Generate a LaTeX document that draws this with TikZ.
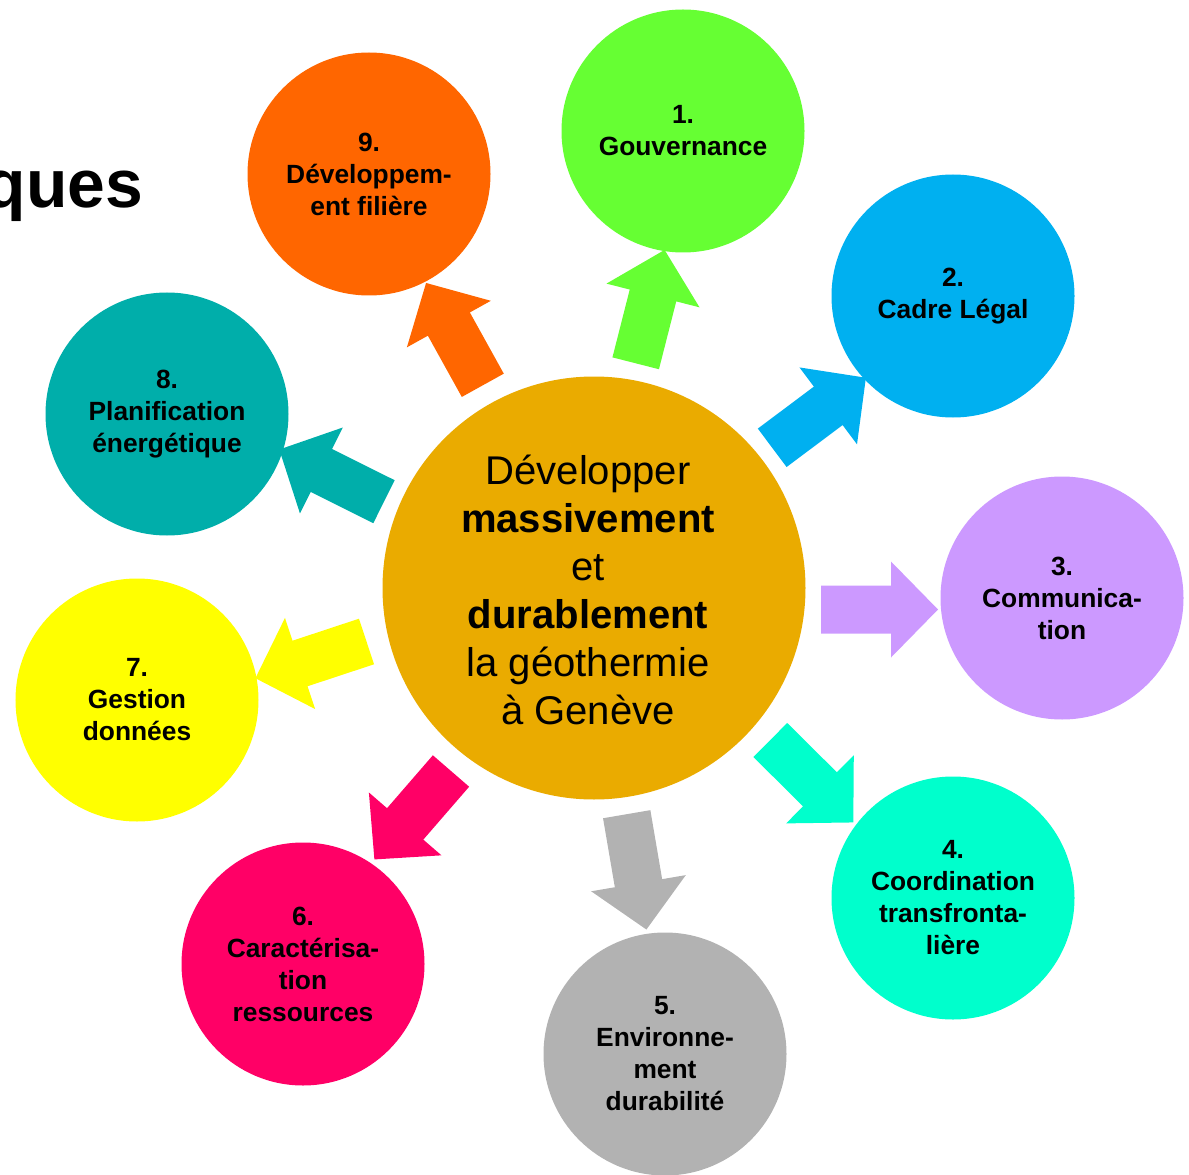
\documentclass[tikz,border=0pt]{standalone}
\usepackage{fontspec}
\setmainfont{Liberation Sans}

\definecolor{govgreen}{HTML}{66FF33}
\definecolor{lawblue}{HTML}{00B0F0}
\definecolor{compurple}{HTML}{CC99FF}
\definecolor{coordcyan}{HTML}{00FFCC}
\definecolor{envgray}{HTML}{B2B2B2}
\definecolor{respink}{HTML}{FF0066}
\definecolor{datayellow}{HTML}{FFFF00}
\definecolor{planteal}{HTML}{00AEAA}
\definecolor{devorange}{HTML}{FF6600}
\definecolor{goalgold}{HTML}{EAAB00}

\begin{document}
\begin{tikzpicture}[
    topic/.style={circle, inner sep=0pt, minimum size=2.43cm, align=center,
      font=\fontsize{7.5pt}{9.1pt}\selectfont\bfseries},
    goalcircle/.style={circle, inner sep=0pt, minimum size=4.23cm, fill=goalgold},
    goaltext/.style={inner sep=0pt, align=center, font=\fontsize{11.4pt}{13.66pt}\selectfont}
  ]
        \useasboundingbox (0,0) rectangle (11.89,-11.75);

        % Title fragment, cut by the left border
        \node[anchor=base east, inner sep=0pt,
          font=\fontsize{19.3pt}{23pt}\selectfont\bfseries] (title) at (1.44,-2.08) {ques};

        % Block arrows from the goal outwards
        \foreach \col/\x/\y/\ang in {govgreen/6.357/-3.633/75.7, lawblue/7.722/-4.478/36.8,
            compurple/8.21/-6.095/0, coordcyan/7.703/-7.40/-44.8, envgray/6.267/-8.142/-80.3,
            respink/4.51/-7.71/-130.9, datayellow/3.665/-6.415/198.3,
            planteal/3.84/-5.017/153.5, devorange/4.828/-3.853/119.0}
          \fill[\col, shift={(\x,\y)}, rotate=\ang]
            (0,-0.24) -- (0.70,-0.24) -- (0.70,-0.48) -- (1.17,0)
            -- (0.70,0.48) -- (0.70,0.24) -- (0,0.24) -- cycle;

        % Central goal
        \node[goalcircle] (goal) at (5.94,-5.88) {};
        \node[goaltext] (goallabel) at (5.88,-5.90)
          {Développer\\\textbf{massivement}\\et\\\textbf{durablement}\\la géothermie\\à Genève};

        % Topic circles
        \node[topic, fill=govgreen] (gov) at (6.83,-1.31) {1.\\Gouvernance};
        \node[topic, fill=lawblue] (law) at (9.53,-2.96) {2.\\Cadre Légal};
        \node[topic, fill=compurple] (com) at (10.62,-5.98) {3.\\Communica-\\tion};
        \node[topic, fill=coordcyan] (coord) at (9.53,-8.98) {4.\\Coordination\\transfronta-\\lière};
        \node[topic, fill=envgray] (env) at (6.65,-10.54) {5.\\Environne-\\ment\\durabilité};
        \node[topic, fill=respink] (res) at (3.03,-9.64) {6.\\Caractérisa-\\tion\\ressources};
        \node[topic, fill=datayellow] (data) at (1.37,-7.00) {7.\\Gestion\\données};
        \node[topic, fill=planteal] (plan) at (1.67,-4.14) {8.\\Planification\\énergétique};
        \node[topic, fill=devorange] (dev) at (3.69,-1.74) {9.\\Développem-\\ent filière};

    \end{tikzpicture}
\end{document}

::::::::::

> _What the exercise asks_
With the pictures left out, transcribe the material exactly.

> _Response_
Generate a LaTeX document that draws this with TikZ.
\documentclass[tikz,border=0pt]{standalone}
\usepackage{fontspec}
\setmainfont{Liberation Sans}

\definecolor{govgreen}{HTML}{66FF33}
\definecolor{lawblue}{HTML}{00B0F0}
\definecolor{compurple}{HTML}{CC99FF}
\definecolor{coordcyan}{HTML}{00FFCC}
\definecolor{envgray}{HTML}{B2B2B2}
\definecolor{respink}{HTML}{FF0066}
\definecolor{datayellow}{HTML}{FFFF00}
\definecolor{planteal}{HTML}{00AEAA}
\definecolor{devorange}{HTML}{FF6600}
\definecolor{goalgold}{HTML}{EAAB00}

\begin{document}
\begin{tikzpicture}[
    topic/.style={circle, inner sep=0pt, minimum size=2.43cm, align=center,
      font=\fontsize{7.5pt}{9.1pt}\selectfont\bfseries},
    goalcircle/.style={circle, inner sep=0pt, minimum size=4.23cm, fill=goalgold},
    goaltext/.style={inner sep=0pt, align=center, font=\fontsize{11.4pt}{13.66pt}\selectfont}
  ]
        \useasboundingbox (0,0) rectangle (11.89,-11.75);

        % Title fragment, cut by the left border
        \node[anchor=base east, inner sep=0pt,
          font=\fontsize{19.3pt}{23pt}\selectfont\bfseries] (title) at (1.44,-2.08) {ques};

        % Block arrows from the goal outwards
        \foreach \col/\x/\y/\ang in {govgreen/6.357/-3.633/75.7, lawblue/7.722/-4.478/36.8,
            compurple/8.21/-6.095/0, coordcyan/7.703/-7.40/-44.8, envgray/6.267/-8.142/-80.3,
            respink/4.51/-7.71/-130.9, datayellow/3.665/-6.415/198.3,
            planteal/3.84/-5.017/153.5, devorange/4.828/-3.853/119.0}
          \fill[\col, shift={(\x,\y)}, rotate=\ang]
            (0,-0.24) -- (0.70,-0.24) -- (0.70,-0.48) -- (1.17,0)
            -- (0.70,0.48) -- (0.70,0.24) -- (0,0.24) -- cycle;

        % Central goal
        \node[goalcircle] (goal) at (5.94,-5.88) {};
        \node[goaltext] (goallabel) at (5.88,-5.90)
          {Développer\\\textbf{massivement}\\et\\\textbf{durablement}\\la géothermie\\à Genève};

        % Topic circles
        \node[topic, fill=govgreen] (gov) at (6.83,-1.31) {1.\\Gouvernance};
        \node[topic, fill=lawblue] (law) at (9.53,-2.96) {2.\\Cadre Légal};
        \node[topic, fill=compurple] (com) at (10.62,-5.98) {3.\\Communica-\\tion};
        \node[topic, fill=coordcyan] (coord) at (9.53,-8.98) {4.\\Coordination\\transfronta-\\lière};
        \node[topic, fill=envgray] (env) at (6.65,-10.54) {5.\\Environne-\\ment\\durabilité};
        \node[topic, fill=respink] (res) at (3.03,-9.64) {6.\\Caractérisa-\\tion\\ressources};
        \node[topic, fill=datayellow] (data) at (1.37,-7.00) {7.\\Gestion\\données};
        \node[topic, fill=planteal] (plan) at (1.67,-4.14) {8.\\Planification\\énergétique};
        \node[topic, fill=devorange] (dev) at (3.69,-1.74) {9.\\Développem-\\ent filière};

    \end{tikzpicture}
\end{document}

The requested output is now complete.